* [WORK TO DO] Pictures stay out. Extract the lines below from the first one through the line with "3.9, interval: 0.2", both included.

• • •

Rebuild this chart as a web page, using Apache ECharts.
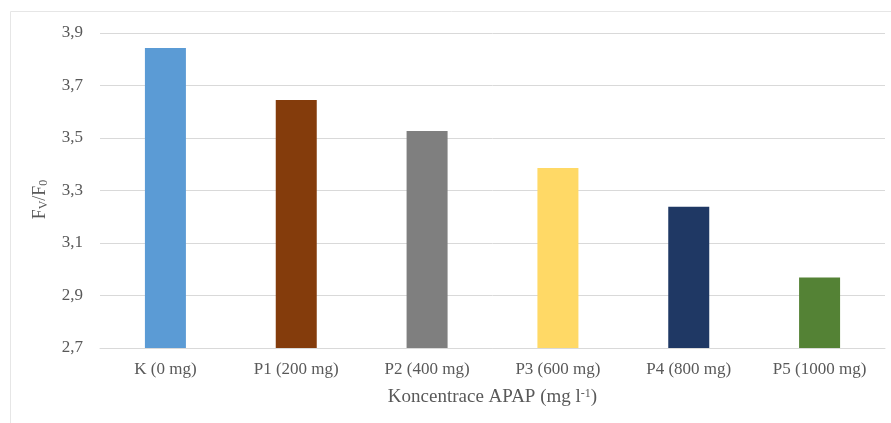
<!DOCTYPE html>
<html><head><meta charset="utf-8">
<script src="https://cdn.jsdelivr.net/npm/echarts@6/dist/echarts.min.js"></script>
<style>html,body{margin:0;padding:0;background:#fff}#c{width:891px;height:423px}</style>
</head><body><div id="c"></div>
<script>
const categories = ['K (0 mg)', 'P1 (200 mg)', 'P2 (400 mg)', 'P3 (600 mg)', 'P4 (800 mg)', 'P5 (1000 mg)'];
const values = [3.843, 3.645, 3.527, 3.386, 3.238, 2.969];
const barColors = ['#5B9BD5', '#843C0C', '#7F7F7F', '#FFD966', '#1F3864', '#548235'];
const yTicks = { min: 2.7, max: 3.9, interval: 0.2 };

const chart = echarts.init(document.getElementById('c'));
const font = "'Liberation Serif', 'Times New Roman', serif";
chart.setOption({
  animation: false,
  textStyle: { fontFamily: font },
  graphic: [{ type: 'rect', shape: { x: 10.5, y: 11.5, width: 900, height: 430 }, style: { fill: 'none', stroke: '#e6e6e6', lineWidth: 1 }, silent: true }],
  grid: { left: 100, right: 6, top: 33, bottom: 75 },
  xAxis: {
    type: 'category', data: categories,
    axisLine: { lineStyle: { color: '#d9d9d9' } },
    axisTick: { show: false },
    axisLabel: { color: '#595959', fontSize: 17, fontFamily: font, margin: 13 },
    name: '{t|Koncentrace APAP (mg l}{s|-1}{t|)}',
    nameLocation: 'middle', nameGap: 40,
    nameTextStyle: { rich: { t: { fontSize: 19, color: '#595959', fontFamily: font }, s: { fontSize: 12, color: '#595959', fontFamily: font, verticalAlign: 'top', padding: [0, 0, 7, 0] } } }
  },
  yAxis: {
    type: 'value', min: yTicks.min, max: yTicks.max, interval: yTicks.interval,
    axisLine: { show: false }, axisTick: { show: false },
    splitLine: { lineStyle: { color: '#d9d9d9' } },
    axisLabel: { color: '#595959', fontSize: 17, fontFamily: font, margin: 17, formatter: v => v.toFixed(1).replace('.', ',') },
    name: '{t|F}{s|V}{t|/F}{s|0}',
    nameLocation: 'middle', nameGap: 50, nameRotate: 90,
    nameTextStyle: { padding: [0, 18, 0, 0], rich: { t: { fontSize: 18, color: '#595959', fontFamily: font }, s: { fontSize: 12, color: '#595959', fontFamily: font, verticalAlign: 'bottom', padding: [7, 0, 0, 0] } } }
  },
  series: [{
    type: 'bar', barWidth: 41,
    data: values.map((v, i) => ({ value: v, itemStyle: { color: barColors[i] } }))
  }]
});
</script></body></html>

• • •

* [RESPONSE TO THIS EXERCISE]
Rebuild this chart as a web page, using Apache ECharts.
<!DOCTYPE html>
<html><head><meta charset="utf-8">
<script src="https://cdn.jsdelivr.net/npm/echarts@6/dist/echarts.min.js"></script>
<style>html,body{margin:0;padding:0;background:#fff}#c{width:891px;height:423px}</style>
</head><body><div id="c"></div>
<script>
const categories = ['K (0 mg)', 'P1 (200 mg)', 'P2 (400 mg)', 'P3 (600 mg)', 'P4 (800 mg)', 'P5 (1000 mg)'];
const values = [3.843, 3.645, 3.527, 3.386, 3.238, 2.969];
const barColors = ['#5B9BD5', '#843C0C', '#7F7F7F', '#FFD966', '#1F3864', '#548235'];
const yTicks = { min: 2.7, max: 3.9, interval: 0.2 };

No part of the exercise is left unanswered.